Rice is KFRO’s sole employee, and he also works for another radio station as an engineer.

“I program every piece of music that’s on the radio station,” he said. “I pick every single thing. So if it’s terrible, it’s my fault. If it’s great, it’s my fault. I do every aspect of the radio station, from engineering to cleaning the toilets.”

The problem, however, is selling advertising for the station. He’s looking for a strong sales person, he said. As the station’s sole employee, and an employee for another station, he can’t do it alone.

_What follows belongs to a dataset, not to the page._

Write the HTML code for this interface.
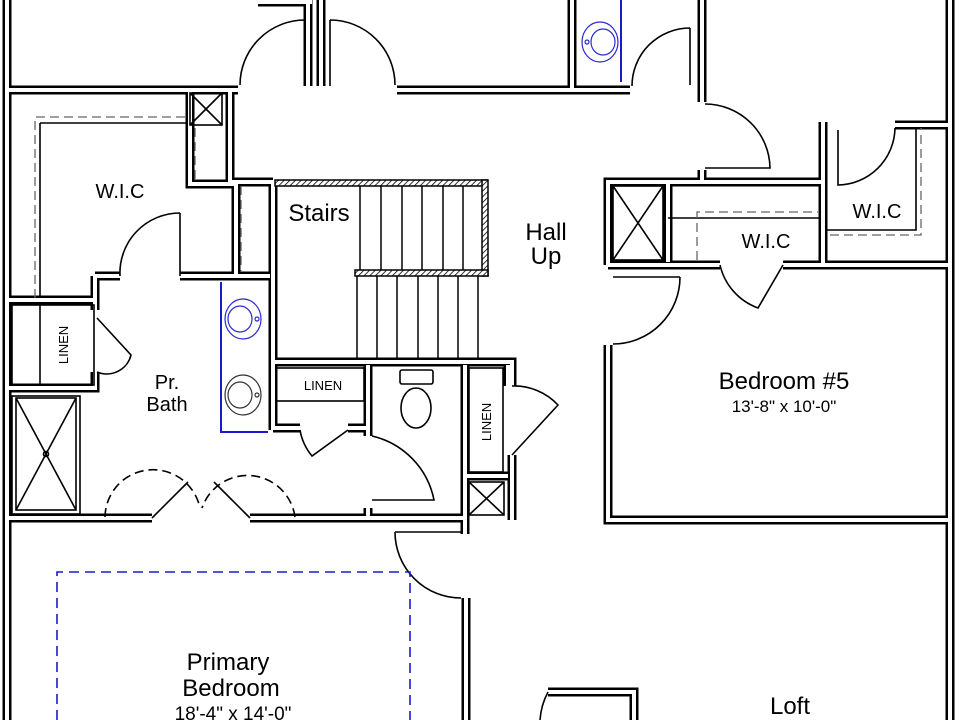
<!DOCTYPE html>
<html><head><meta charset="utf-8"><style>
html,body{margin:0;padding:0;background:#fff;width:960px;height:720px;overflow:hidden}
svg{display:block}
text{font-family:"Liberation Sans",sans-serif;fill:#000}
</style></head><body>
<svg width="960" height="720" viewBox="0 0 960 720" xmlns="http://www.w3.org/2000/svg">
<defs>
<pattern id="hat" width="4" height="4" patternUnits="userSpaceOnUse" patternTransform="rotate(45)">
<rect width="4" height="4" fill="#fff"/><line x1="0" y1="0" x2="0" y2="4" stroke="#000" stroke-width="1.6"/></pattern>
<g id="W" fill="none" stroke-linecap="butt" stroke-linejoin="miter">
<path d="M7 0V720"/>
<path d="M7 90H238"/>
<path d="M258 2H312"/>
<path d="M308 0V86"/><path d="M321 0V86"/>
<path d="M397 90H630"/>
<path d="M572 0V88"/><path d="M702 0V102"/>
<path d="M950 0V720"/>
<path d="M895 125H950"/>
<path d="M823 122V263"/>
<path d="M702 170V182"/>
<path d="M823 182H608V265"/>
<path d="M608 265H720"/><path d="M783 265H950"/>
<path d="M668 182V262"/>
<path d="M608 345V520H950"/>
<path d="M230 90V182H273"/>
<path d="M190 92V184H236V276"/>
<path d="M180 276H270"/><path d="M95 276H120"/>
<path d="M95 276V300H7"/>
<path d="M95 300V310"/>
<path d="M95 372V388H7"/>
<path d="M273 182V430"/>
<path d="M273 362H512V386"/>
<path d="M512 455V520"/>
<path d="M273 428H300"/><path d="M348 428H368"/>
<path d="M368 365V436"/><path d="M368 508V518"/>
<path d="M465 365V520"/>
<path d="M508 365V386"/>
<path d="M465 476H508"/>
<path d="M7 518H152"/><path d="M250 518H466"/>
<path d="M465 520V534"/>
<path d="M466 598V720"/>
<path d="M548 692H634V720"/>
</g>
</defs>
<use href="#W" stroke="#000" stroke-width="9"/>
<use href="#W" stroke="#fff" stroke-width="4"/>

<rect x="275" y="180" width="212" height="6" fill="url(#hat)" stroke="#000" stroke-width="1.5"/>
<rect x="482" y="180" width="6" height="96" fill="url(#hat)" stroke="#000" stroke-width="1.5"/>
<rect x="355" y="270" width="133" height="6" fill="url(#hat)" stroke="#000" stroke-width="1.5"/>
<g stroke="#000" stroke-width="1.5">
<line x1="360" y1="186" x2="360" y2="270"/><line x1="381" y1="186" x2="381" y2="270"/>
<line x1="402" y1="186" x2="402" y2="270"/><line x1="422" y1="186" x2="422" y2="270"/>
<line x1="443" y1="186" x2="443" y2="270"/><line x1="463" y1="186" x2="463" y2="270"/>
<line x1="357" y1="276" x2="357" y2="358"/><line x1="377" y1="276" x2="377" y2="358"/>
<line x1="397" y1="276" x2="397" y2="358"/><line x1="418" y1="276" x2="418" y2="358"/>
<line x1="438" y1="276" x2="438" y2="358"/><line x1="458" y1="276" x2="458" y2="358"/>
<line x1="478" y1="276" x2="478" y2="358"/>
</g>

<g fill="none" stroke="#000" stroke-width="1.6">
<path d="M305 20V86M305 20A65 65 0 0 0 240 85"/>
<path d="M330 20V86M330 20A65 65 0 0 1 395 85"/>
<path d="M690 28V85M690 28A58 58 0 0 0 632 86"/>
<path d="M705 104A65 65 0 0 1 770 168H705"/>
<path d="M613 277H680M680 277A67 67 0 0 1 613 344"/>
<path d="M895 130V128A58 58 0 0 1 838 185V130"/>
<path d="M720 265A60 60 0 0 0 758 308L783 265"/>
<path d="M180 213V276M180 213A60 60 0 0 0 120 276"/>
<path d="M97 318L131 355A25 25 0 0 1 97 372"/>
<path d="M300 430A55 55 0 0 0 312 456L348 430"/>
<path d="M372 436A82 82 0 0 1 434 500H372"/>
<path d="M512 386A60 60 0 0 1 558 405L512 455"/>
<path d="M395 532H461M395 532A66 66 0 0 0 461 598"/>
<path d="M152 518L188 482M250 518L214 482"/>
<path d="M105 517A48 48 0 0 1 200 508M295 517A48 48 0 0 0 202 508" stroke-dasharray="9 5"/>
<path d="M548 692A70 70 0 0 0 540 720"/>
<rect x="190" y="93" width="32" height="32"/><path d="M190 93L222 125M222 93L190 125"/>
<rect x="613" y="186" width="50" height="74"/><path d="M613 186L663 260M663 186L613 260"/>
<rect x="469" y="482" width="35" height="33"/><path d="M469 482L504 515M504 482L469 515"/>
<path d="M40 123V298M40 123H188"/>
<path d="M668 218H820"/>
<path d="M826 230H916V128"/>
<rect x="12" y="305" width="82" height="80"/><path d="M40 305V385"/>
<rect x="276" y="368" width="88" height="33"/>
<rect x="469" y="368" width="34" height="104"/>
<rect x="12" y="396" width="68" height="118"/><rect x="16" y="398" width="60" height="112"/>
<path d="M16 398L76 510M76 398L16 510"/><circle cx="46" cy="454" r="2.5"/>
<rect x="400" y="370" width="33" height="14" rx="2"/>
<ellipse cx="416" cy="408" rx="15" ry="20"/>
</g>
<g fill="none" stroke="#666" stroke-width="1.3" stroke-dasharray="9 5">
<path d="M35 298V117H186"/><path d="M195 128V182"/><path d="M241 186V272"/>
<path d="M697 260V212H818"/><path d="M830 235H921V128"/>
</g>
<g fill="none" stroke="#1a1acc" stroke-width="2">
<path d="M221 282V432H268"/><path d="M621 0V82"/>
<path d="M57 720V572H410V720" stroke-dasharray="10 6" stroke-width="1.6"/>
</g>
<g fill="none" stroke="#2a2ad0" stroke-width="1.2">
<ellipse cx="243" cy="319" rx="18" ry="20"/><ellipse cx="240" cy="319" rx="12" ry="13"/><circle cx="257" cy="319" r="2"/>
<ellipse cx="600" cy="42" rx="18" ry="20"/><ellipse cx="603" cy="42" rx="12" ry="13"/><circle cx="587" cy="42" r="2"/>
</g>
<g fill="none" stroke="#333" stroke-width="1.2">
<ellipse cx="243" cy="395" rx="18" ry="20"/><ellipse cx="240" cy="395" rx="12" ry="13"/><circle cx="257" cy="395" r="2"/>
</g>

<text x="120" y="198" font-size="20" text-anchor="middle">W.I.C</text>
<text x="319" y="221" font-size="24" text-anchor="middle">Stairs</text>
<text x="546" y="240" font-size="24" text-anchor="middle">Hall</text>
<text x="546" y="264" font-size="24" text-anchor="middle">Up</text>
<text x="766" y="248" font-size="20" text-anchor="middle">W.I.C</text>
<text x="877" y="218" font-size="20" text-anchor="middle">W.I.C</text>
<text x="167" y="389" font-size="20" text-anchor="middle">Pr.</text>
<text x="167" y="411" font-size="20" text-anchor="middle">Bath</text>
<text x="323" y="390" font-size="13" text-anchor="middle">LINEN</text>
<text transform="translate(68,345) rotate(-90)" font-size="13" text-anchor="middle">LINEN</text>
<text transform="translate(491,422) rotate(-90)" font-size="13" text-anchor="middle">LINEN</text>
<text x="784" y="389" font-size="24" text-anchor="middle">Bedroom #5</text>
<text x="784" y="412" font-size="17" text-anchor="middle">13'-8" x 10'-0"</text>
<text x="228" y="670" font-size="24" text-anchor="middle">Primary</text>
<text x="231" y="696" font-size="24" text-anchor="middle">Bedroom</text>
<text x="233" y="720" font-size="19" text-anchor="middle">18'-4" x 14'-0"</text>
<text x="790" y="714" font-size="24" text-anchor="middle">Loft</text>
</svg>
</body></html>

KFRO has a show featuring Pastor Bob Page’s preaching at Victory Baptist Church; “Yacht Rock,” a two-hour weekly show of classic hits and soft rock; an oldies show produced by Bob Mayben; and the “Galaxy Moonbeam Night Site” nostalgia talk show, which airs 9 p.m. to 5 a.m. Sunday nights.

‘Every part of it’s exciting’

Dozens of pieces of memorabilia and old radio equipment from the station’s decades of service to East Texas were on display Saturday at the historical museum. Rice has been collecting antique radios since he was 12, and he has more than 200 in his home.

“Radio is my life,” Rice said. “People have asked me over the years, ‘What’s your backup plan?’ I said, ‘There is no backup plan. Radio is life. There’s nothing else to do.’”

Rice said he aims to keep KFRO growing. The station streams on Live365, Audacy and its own website, kfroradio.com. He’s also working to get the station on iHeart Radio.

He also said he hopes that, after getting a sales person onboard, he can begin to add live, local programming and personalities.

Just as its call sign implies, Rice intends for KFRO to “Keep Forever Rolling On.”

“Every part of it’s exciting,” Rice said. “The people that work in radio are colorful, weird people, and it draws colorful, weird people, right? And there’s never a dull day in radio. I guess I’m just weird as all get out.”

KRFO plays in Tyler and Jacksonville on 99.7 FM and in Longview on 94.1. AM 1370 in Longview is known as “The Voice of Longview.”